Beagle has come a long way from the summer camp tryout, to the occasional call-up to one of the most trusted players on a team on the cusp of winning the Stanley Cup.
He also recognizes that this could be his final chance with the only NHL team he’s known. Beagle is in the final year of his contract and is slated to become an unrestricted free agent July 1.
“It’s pretty cool to look back on,” he said. “I’ve been blessed with the opportunities. It’s just amazing. I believe in God and I believe that God has definitely put me in places in for reason. Looking back, it’s just undeniable. It’s been pretty special and obviously Steve Richmond had a huge part in my career because he invited me to that development camp.”
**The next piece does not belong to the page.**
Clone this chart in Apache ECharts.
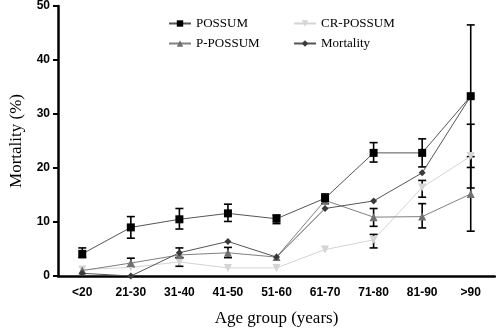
<!DOCTYPE html>
<html>
<head>
<meta charset="utf-8">
<script src="https://cdn.jsdelivr.net/npm/echarts@6/dist/echarts.min.js"></script>
<style>
  html, body { margin: 0; padding: 0; background: #fff; }
  #chart { width: 496px; height: 332px; }
</style>
</head>
<body>
<div id="chart"></div>
<script>
const ageGroups = ["<20", "21-30", "31-40", "41-50", "51-60", "61-70", "71-80", "81-90", ">90"];

// mean values (%)
const possum    = [4.1, 9.0, 10.5, 11.6, 10.6, 14.4, 22.8, 22.8, 33.3];
const pPossum   = [1.0, 2.4, 3.9, 4.3, 3.5, 14.0, 10.9, 11.0, 15.2];
const crPossum  = [1.2, 1.6, 2.6, 1.5, 1.5, 4.9, 6.7, 16.4, 22.2];
const mortality = [0.5, 0.0, 4.3, 6.4, 3.5, 12.5, 13.9, 19.1, 33.3];

// error bar ends [low, high], null = none drawn
const possumErr = [[3.4, 5.2], [7.0, 11.0], [8.7, 12.5], [10.1, 13.3], [9.7, 11.3],
                   [13.4, 15.2], [21.1, 24.7], [20.2, 25.4], [20.1, 46.5]];
const pPossumErr = [null, [1.7, 3.3], [3.4, 5.2], [3.4, 5.3], null,
                    null, [9.2, 12.5], [8.9, 13.4], [8.3, 22.1]];
const crPossumErr = [null, null, [1.8, 3.4], null, null,
                     null, [5.2, 7.7], [14.6, 17.7], [16.3, 28.1]];

const serif = "Liberation Serif";
const sans  = "Liberation Sans";

function errData(arr) {
  const out = [];
  arr.forEach((e, i) => { if (e) out.push([i, e[0], e[1]]); });
  return out;
}

function errSeries(arr) {
  return {
    type: "custom",
    silent: true,
    z: 3,
    data: errData(arr),
    encode: { x: 0, y: [1, 2] },
    renderItem: (params, api) => {
      const x = api.value(0);
      const lo = api.coord([x, api.value(1)]);
      const hi = api.coord([x, api.value(2)]);
      const w = 4;
      const style = { stroke: "#000", lineWidth: 1.6 };
      return {
        type: "group",
        children: [
          { type: "line", shape: { x1: lo[0], y1: lo[1], x2: hi[0], y2: hi[1] }, style },
          { type: "line", shape: { x1: lo[0] - w, y1: lo[1], x2: lo[0] + w, y2: lo[1] }, style },
          { type: "line", shape: { x1: hi[0] - w, y1: hi[1], x2: hi[0] + w, y2: hi[1] }, style },
        ],
      };
    },
  };
}

function lineSeries(name, data, symbol, size, markColor, lineColor, z, rotate) {
  return {
    name, type: "line", data, symbol, symbolSize: size, symbolRotate: rotate || 0, z,
    itemStyle: { color: markColor },
    lineStyle: { color: lineColor, width: 1 },
  };
}

const legendText = { fontFamily: serif, fontSize: 13, color: "#000" };

const chart = echarts.init(document.getElementById("chart"));
chart.setOption({
  animation: false,
  backgroundColor: "#fff",
  grid: { left: 49, right: 1, top: 5, bottom: 47 },
  legend: [
    { left: 163, top: 12, orient: "vertical", itemGap: 7, itemWidth: 22, itemHeight: 8,
      textStyle: legendText, data: ["POSSUM", "P-POSSUM"] },
    { left: 288, top: 12, orient: "vertical", itemGap: 7, itemWidth: 22, itemHeight: 8,
      textStyle: legendText, data: ["CR-POSSUM", "Mortality"] },
  ],
  xAxis: {
    type: "category",
    data: ageGroups,
    boundaryGap: true,
    name: "Age group (years)",
    nameLocation: "middle",
    nameGap: 34,
    nameTextStyle: { fontFamily: serif, fontSize: 17, color: "#000" },
    axisLine: { lineStyle: { color: "#000", width: 2.5 } },
    axisTick: { alignWithLabel: true, length: 5, lineStyle: { color: "#000", width: 2 } },
    axisLabel: { fontFamily: sans, fontWeight: "bold", fontSize: 12, color: "#000", margin: 11 },
  },
  yAxis: {
    type: "value",
    min: 0, max: 50, interval: 10,
    name: "Mortality (%)",
    nameLocation: "middle",
    nameGap: 33,
    nameTextStyle: { fontFamily: serif, fontSize: 17, color: "#000" },
    axisLine: { show: true, lineStyle: { color: "#000", width: 2.5 } },
    axisTick: { show: true, length: 5, lineStyle: { color: "#000", width: 2 } },
    axisLabel: { fontFamily: sans, fontWeight: "bold", fontSize: 12, color: "#000", margin: 8 },
    splitLine: { show: false },
  },
  series: [
    errSeries(pPossumErr),
    errSeries(crPossumErr),
    errSeries(possumErr),
    lineSeries("CR-POSSUM", crPossum, "triangle", 8, "#d4d4d4", "#d4d4d4", 4, 180),
    lineSeries("P-POSSUM", pPossum, "triangle", 8, "#707070", "#808080", 5),
    lineSeries("Mortality", mortality, "diamond", 7, "#3a3a3a", "#555", 6),
    lineSeries("POSSUM", possum, "rect", 8, "#000", "#555", 7),
  ],
});
</script>
</body>
</html>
Richmond is in his 16th season with the Capitals and now serves as the club’s Director of Player Development. George McPhee, Richmond’s roommate in 1984 when they both played for the Central Hockey League’s Tulsa Oilers, hired him in Washington in 2002.
“Every scout and coach and GM always has their favorite players,” Richmond said. “Obviously, I have a special interest in Jay because I was there from the beginning. Every time I see him play, I smile. My wife does too because she knows the story. She’s a big Jay Beagle fan. But who isn’t a Jay Beagle fan?!”
“He’s an ultimate pro,” said teammate T.J. Oshie. “He comes to the rink every day and puts in twice the effort and twice the work as everyone else.”
It was that work ethic that earned Beagle an invite to the Capitals summer development all those years ago, and has allowed him to flourish with a Stanley Cup in sight.
“It’s crazy when you look back it,” said Beagle, who has two goals and eight points in 22 games this spring. “It’s been a great journey and I want to continue that journey. This organization has given me so much and it’s a great organization to be a part of. It’s been an awesome ride.”
“It’s a great story,” Richmond said. “But he wrote it. We were just taking notes. He was a great find for us and he’s a great inspiration for anybody who plays hockey, just what hard work will do for you.”